__Exercise instructions__:
Exactly the lines from the line holding "Output the Python" to the line holding "import plotly.graph_objects as go", both lines included, are to be echoed; pictures are not.

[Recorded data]
**********

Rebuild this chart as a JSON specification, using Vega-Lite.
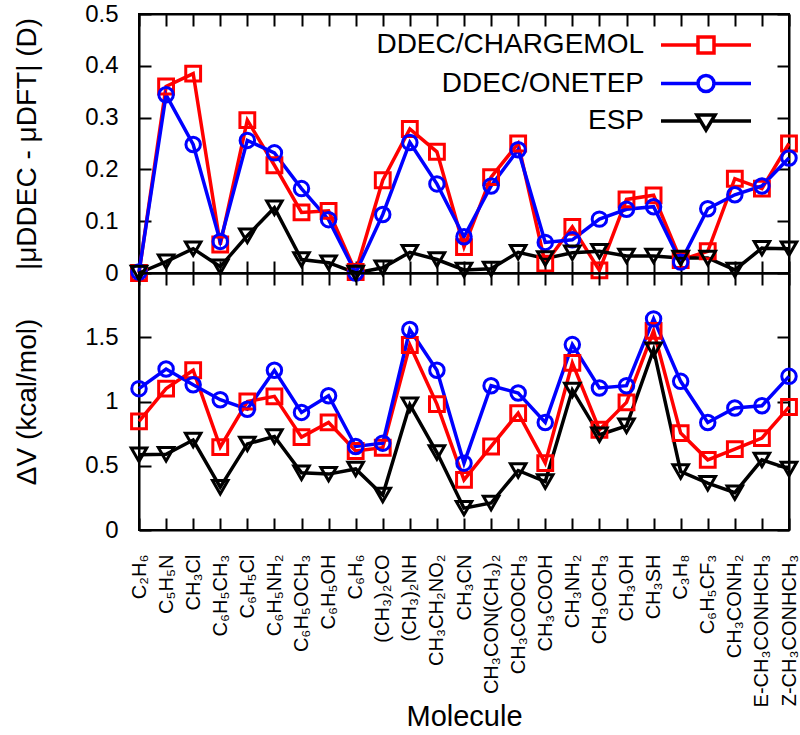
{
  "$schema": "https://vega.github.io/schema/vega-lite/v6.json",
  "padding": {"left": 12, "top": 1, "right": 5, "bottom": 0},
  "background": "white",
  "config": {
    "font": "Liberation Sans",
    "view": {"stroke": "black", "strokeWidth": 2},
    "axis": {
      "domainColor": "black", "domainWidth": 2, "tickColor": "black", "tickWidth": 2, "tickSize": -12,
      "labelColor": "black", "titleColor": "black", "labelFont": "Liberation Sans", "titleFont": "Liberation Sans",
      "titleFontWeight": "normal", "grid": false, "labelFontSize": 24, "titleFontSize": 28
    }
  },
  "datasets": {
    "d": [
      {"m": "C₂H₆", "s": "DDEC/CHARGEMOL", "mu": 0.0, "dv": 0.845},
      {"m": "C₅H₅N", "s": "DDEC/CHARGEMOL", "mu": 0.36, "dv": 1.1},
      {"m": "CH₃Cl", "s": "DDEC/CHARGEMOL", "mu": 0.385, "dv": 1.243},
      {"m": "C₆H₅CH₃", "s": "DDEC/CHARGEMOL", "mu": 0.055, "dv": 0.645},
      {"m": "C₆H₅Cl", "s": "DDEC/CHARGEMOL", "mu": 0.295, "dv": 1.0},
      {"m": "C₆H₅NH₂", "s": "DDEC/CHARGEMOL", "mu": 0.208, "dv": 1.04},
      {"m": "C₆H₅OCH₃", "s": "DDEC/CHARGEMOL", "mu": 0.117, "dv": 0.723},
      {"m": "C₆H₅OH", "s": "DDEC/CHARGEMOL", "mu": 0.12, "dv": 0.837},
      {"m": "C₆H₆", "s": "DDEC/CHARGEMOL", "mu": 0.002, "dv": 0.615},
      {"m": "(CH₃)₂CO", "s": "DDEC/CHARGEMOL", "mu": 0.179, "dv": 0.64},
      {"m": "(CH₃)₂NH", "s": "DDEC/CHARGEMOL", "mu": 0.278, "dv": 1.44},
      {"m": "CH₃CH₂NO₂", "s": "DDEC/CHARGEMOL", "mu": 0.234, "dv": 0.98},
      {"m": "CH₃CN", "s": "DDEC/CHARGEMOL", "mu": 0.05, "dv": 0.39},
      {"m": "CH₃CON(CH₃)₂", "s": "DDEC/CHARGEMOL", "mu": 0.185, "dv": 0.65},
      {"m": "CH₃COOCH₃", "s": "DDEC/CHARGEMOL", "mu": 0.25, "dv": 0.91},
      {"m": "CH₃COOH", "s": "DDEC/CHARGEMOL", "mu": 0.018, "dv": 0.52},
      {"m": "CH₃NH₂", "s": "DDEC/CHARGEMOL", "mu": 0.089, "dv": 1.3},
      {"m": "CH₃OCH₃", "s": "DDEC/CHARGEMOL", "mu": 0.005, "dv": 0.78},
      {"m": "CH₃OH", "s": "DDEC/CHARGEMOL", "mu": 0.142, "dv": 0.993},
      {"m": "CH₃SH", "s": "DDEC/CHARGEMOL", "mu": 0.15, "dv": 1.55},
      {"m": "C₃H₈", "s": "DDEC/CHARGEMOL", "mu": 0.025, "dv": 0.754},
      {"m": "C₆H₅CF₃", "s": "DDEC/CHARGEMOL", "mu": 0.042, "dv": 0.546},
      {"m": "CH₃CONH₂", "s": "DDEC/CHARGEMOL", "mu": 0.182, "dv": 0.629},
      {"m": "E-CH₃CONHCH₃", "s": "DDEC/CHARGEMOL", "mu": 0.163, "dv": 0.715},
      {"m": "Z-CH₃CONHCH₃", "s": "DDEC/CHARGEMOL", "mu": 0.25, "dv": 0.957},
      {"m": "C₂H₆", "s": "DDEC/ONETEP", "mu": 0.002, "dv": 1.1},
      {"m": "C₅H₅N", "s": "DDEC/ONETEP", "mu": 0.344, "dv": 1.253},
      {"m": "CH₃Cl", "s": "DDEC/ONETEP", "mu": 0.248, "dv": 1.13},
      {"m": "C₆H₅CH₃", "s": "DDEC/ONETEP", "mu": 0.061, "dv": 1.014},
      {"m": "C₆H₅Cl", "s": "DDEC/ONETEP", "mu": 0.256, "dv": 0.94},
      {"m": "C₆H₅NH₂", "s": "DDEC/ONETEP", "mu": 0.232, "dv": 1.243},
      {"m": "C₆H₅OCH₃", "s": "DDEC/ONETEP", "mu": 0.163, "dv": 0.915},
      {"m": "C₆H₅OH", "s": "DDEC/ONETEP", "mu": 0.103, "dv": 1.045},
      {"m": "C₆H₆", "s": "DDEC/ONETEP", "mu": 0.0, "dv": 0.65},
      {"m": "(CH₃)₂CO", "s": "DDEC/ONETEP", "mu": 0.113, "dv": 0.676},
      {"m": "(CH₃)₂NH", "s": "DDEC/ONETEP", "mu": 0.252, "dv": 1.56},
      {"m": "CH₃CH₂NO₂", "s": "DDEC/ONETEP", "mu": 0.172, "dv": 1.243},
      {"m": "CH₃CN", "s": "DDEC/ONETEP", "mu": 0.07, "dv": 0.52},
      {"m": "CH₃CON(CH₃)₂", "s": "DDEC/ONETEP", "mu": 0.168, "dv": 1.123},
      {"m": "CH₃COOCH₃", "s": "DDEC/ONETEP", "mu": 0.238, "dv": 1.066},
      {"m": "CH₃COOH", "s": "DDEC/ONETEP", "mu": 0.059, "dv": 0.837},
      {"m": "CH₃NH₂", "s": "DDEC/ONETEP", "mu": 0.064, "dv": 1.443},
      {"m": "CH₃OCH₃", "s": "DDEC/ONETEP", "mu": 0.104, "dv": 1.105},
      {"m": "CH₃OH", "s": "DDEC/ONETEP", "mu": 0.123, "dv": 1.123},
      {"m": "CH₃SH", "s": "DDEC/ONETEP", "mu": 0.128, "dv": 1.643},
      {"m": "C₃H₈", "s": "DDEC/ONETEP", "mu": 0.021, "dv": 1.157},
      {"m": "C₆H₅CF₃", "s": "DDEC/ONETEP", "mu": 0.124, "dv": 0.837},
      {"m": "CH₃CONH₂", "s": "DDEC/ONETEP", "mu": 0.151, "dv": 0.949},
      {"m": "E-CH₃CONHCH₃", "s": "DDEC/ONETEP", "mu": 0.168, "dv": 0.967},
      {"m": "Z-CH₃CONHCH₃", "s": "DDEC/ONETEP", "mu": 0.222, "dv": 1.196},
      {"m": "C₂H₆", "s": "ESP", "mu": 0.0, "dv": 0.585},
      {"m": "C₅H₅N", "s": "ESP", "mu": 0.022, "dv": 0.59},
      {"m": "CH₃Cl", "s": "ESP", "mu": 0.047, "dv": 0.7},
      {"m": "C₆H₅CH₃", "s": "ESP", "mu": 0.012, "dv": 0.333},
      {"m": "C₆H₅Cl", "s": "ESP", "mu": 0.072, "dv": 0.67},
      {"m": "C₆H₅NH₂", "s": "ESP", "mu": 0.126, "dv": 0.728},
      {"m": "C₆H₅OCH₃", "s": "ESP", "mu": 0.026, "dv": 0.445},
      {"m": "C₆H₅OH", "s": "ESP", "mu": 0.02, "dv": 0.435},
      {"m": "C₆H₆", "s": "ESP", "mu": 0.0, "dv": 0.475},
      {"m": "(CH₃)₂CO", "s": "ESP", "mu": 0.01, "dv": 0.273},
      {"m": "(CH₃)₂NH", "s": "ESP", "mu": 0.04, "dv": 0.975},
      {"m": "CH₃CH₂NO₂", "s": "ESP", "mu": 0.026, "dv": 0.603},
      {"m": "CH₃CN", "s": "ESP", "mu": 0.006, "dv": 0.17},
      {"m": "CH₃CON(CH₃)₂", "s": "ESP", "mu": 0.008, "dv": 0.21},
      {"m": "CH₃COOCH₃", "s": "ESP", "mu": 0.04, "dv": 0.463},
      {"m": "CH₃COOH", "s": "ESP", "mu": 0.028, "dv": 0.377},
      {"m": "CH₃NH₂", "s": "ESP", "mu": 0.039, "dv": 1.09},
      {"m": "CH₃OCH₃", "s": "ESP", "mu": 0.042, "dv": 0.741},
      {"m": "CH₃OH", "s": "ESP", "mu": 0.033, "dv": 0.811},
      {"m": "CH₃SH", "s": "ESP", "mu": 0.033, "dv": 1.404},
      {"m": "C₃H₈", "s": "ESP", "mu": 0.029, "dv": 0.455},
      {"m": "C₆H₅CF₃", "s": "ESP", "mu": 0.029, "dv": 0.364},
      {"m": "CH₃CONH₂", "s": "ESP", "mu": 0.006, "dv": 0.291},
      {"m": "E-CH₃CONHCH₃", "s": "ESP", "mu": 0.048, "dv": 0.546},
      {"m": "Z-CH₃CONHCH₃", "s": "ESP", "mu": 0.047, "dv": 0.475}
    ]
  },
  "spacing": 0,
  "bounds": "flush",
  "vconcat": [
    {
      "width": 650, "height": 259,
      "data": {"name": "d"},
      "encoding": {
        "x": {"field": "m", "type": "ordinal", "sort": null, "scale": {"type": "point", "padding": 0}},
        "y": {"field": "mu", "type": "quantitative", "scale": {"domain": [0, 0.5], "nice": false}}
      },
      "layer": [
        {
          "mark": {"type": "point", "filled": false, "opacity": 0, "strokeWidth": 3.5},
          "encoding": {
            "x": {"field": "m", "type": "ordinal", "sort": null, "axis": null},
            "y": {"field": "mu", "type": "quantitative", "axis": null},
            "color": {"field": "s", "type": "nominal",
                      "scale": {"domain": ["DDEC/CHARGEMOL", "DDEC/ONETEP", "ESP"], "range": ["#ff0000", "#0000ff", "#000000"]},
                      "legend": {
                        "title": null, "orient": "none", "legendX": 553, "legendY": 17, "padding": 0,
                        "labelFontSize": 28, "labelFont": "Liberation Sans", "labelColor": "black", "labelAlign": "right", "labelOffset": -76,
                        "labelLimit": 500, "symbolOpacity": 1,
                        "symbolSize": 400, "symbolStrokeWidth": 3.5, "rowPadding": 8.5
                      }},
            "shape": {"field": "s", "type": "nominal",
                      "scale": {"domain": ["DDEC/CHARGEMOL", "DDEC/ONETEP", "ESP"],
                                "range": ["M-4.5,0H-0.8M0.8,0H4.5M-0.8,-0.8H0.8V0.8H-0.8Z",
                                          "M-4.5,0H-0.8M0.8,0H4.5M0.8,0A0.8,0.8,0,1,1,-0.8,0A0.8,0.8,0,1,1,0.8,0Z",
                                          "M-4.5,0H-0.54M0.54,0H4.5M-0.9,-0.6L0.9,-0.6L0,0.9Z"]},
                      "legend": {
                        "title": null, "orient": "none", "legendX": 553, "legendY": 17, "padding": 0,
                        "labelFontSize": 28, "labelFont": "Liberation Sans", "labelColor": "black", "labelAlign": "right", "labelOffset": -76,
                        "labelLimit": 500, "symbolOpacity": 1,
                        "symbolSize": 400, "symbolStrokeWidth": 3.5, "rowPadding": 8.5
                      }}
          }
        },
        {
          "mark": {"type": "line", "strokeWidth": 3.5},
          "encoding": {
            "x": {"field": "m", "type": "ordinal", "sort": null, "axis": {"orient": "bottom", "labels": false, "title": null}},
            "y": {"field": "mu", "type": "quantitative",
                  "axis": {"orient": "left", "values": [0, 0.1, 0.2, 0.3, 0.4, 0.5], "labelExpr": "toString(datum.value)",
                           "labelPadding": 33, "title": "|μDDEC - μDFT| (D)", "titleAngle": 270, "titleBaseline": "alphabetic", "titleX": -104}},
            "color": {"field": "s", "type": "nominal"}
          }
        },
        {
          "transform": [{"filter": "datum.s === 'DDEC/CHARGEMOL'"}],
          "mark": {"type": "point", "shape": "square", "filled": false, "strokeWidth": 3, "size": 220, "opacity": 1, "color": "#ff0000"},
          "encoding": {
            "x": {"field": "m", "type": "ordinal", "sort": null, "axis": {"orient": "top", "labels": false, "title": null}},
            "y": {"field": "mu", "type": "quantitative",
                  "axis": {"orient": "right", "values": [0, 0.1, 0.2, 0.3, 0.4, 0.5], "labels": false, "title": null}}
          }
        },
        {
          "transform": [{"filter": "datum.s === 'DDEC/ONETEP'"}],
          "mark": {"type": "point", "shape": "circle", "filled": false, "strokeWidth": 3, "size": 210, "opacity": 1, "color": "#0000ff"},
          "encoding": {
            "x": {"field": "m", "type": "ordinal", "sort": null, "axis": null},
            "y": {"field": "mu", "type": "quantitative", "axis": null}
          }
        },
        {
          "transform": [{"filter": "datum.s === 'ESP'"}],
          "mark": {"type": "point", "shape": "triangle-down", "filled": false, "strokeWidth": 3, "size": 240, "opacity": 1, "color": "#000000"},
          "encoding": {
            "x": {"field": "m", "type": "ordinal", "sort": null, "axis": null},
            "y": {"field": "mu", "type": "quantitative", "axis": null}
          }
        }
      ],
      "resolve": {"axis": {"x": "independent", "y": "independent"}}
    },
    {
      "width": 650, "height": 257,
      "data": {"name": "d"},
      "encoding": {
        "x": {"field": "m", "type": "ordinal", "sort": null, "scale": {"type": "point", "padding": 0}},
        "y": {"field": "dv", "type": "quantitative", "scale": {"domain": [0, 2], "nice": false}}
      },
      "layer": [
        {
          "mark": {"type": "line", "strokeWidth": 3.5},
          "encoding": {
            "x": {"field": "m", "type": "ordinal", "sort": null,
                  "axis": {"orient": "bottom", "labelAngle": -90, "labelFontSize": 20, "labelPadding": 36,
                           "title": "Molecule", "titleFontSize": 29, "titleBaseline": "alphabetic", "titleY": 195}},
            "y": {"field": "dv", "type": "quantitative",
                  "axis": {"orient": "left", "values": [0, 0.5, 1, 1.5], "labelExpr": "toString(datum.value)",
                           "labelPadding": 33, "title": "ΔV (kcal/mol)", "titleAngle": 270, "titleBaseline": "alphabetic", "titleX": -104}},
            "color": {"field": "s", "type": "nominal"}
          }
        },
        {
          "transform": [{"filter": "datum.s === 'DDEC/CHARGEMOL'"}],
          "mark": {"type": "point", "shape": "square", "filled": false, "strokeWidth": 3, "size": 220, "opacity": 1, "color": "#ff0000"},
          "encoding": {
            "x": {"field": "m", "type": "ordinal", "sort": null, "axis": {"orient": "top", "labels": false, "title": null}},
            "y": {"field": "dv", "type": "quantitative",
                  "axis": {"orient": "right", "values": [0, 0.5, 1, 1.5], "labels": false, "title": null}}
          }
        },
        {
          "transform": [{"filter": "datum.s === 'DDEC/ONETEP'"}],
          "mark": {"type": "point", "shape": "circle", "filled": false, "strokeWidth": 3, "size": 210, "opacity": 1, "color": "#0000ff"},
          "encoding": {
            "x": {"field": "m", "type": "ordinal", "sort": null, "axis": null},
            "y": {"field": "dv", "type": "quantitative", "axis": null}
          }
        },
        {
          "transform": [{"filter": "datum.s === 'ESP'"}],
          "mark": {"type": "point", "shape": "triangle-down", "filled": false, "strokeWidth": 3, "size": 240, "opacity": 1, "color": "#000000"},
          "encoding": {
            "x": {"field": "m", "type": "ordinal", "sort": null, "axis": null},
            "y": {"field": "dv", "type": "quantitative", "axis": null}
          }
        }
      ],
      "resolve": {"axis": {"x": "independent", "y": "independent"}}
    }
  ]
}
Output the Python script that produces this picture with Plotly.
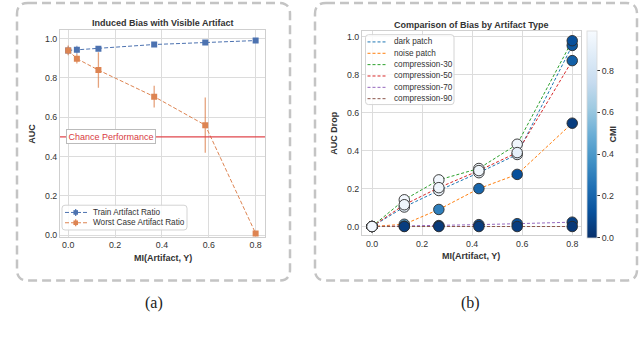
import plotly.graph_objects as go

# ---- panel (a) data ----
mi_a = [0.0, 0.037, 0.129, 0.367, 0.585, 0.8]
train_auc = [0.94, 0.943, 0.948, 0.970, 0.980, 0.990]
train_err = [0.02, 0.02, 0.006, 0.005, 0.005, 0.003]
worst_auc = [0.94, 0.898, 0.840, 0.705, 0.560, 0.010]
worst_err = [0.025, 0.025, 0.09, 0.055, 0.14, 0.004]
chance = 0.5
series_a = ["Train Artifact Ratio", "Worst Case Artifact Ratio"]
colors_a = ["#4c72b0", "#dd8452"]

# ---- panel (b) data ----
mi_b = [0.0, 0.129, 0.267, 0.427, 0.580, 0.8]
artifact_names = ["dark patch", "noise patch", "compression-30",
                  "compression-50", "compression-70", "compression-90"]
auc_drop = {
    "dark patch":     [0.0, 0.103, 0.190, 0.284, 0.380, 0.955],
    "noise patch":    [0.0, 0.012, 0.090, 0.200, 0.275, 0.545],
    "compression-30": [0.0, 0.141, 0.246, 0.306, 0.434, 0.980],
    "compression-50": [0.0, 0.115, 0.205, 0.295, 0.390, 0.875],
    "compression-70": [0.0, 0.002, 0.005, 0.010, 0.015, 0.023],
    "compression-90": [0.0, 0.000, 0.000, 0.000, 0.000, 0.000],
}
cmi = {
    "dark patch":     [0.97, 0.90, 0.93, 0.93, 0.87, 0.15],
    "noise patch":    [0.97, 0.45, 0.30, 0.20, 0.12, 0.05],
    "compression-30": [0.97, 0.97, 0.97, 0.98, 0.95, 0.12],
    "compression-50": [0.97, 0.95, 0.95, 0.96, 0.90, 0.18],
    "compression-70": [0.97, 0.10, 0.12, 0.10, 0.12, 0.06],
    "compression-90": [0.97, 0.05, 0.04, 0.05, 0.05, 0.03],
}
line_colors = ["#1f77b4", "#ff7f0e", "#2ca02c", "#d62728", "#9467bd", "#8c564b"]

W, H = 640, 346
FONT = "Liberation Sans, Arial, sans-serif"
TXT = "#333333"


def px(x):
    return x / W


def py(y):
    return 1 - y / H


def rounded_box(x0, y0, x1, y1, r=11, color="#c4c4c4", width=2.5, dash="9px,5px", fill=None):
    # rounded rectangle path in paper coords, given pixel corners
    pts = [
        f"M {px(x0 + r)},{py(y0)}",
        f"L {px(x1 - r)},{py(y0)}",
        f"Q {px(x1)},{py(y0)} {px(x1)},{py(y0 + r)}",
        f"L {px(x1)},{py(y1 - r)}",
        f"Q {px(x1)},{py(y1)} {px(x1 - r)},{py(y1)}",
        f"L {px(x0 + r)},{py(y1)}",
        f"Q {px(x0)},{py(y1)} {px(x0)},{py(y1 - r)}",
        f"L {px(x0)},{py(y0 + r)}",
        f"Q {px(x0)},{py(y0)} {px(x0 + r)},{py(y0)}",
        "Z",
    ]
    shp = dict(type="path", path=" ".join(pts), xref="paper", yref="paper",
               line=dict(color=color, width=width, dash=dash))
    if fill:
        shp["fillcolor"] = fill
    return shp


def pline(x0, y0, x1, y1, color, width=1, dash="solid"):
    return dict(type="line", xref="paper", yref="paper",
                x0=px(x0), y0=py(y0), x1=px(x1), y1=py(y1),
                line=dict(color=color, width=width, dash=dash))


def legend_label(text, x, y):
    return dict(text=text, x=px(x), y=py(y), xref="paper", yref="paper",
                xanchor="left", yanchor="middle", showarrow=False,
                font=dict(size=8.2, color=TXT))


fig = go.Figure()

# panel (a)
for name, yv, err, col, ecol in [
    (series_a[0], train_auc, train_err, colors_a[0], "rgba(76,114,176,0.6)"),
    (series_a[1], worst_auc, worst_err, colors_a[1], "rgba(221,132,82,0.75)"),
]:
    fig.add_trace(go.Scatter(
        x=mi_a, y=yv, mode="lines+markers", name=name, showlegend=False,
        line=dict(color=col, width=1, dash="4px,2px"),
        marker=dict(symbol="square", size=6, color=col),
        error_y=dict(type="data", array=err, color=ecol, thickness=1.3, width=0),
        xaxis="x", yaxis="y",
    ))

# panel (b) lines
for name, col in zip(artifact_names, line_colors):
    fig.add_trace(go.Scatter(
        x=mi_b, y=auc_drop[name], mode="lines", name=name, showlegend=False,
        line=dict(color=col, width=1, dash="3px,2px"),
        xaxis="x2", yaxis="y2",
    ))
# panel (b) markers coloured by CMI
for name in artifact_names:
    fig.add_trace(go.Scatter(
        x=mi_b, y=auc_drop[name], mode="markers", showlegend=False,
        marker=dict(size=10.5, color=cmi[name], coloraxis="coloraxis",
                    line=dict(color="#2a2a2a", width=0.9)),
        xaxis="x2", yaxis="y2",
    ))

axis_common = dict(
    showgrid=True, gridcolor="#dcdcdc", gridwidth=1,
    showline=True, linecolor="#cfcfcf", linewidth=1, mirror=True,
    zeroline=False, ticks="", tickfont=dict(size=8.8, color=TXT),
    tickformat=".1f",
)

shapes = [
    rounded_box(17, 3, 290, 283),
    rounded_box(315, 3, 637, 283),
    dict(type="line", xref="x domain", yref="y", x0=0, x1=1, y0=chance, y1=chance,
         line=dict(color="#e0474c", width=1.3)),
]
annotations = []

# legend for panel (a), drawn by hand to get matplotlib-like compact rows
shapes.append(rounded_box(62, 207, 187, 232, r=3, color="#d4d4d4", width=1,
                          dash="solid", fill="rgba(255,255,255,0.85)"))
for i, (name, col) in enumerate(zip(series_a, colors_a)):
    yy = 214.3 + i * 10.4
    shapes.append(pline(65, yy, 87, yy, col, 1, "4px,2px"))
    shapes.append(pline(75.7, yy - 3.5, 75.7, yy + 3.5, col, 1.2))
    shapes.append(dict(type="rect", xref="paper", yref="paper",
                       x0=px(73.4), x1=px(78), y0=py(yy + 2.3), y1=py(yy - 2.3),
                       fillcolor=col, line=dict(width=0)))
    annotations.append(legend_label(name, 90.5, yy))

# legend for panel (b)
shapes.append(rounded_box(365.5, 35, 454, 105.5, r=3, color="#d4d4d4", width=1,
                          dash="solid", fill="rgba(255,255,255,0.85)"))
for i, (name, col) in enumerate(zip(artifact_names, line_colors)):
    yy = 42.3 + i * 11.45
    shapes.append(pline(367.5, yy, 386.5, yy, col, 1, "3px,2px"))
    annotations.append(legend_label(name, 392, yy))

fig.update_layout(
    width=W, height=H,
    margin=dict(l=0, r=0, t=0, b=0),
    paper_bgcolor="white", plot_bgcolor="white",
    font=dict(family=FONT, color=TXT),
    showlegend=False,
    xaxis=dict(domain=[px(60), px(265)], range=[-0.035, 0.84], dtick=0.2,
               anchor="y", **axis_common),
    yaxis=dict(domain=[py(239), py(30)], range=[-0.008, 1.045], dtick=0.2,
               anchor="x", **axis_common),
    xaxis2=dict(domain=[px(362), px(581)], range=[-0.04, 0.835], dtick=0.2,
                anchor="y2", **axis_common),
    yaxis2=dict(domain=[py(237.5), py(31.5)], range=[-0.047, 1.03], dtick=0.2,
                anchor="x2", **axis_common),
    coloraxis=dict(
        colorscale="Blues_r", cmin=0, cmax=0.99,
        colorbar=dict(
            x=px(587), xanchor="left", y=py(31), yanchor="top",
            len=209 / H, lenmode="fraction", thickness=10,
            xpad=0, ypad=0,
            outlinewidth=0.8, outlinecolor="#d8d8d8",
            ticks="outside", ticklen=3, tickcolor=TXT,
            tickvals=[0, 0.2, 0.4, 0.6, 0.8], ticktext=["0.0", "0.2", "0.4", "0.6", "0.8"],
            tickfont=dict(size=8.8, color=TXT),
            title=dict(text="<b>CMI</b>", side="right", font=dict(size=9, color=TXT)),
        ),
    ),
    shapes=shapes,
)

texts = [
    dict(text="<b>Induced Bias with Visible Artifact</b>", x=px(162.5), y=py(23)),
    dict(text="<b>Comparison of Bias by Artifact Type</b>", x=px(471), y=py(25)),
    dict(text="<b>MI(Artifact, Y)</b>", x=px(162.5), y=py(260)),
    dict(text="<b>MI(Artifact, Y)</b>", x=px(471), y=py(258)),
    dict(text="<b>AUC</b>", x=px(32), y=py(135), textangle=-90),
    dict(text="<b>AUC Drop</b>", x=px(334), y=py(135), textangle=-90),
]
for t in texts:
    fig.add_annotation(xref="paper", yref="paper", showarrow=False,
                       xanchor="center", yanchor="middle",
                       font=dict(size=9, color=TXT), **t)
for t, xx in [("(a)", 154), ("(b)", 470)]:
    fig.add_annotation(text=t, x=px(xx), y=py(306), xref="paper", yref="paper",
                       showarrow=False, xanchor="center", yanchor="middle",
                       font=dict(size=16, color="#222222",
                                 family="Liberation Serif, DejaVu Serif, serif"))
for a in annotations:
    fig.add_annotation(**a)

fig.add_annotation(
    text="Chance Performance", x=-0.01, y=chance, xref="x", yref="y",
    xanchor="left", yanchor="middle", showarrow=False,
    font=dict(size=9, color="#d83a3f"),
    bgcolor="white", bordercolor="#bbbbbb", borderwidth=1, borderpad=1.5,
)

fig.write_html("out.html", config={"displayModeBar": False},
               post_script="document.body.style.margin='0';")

**********

__Full output__:
Output the Python script that produces this picture with Plotly.
import plotly.graph_objects as go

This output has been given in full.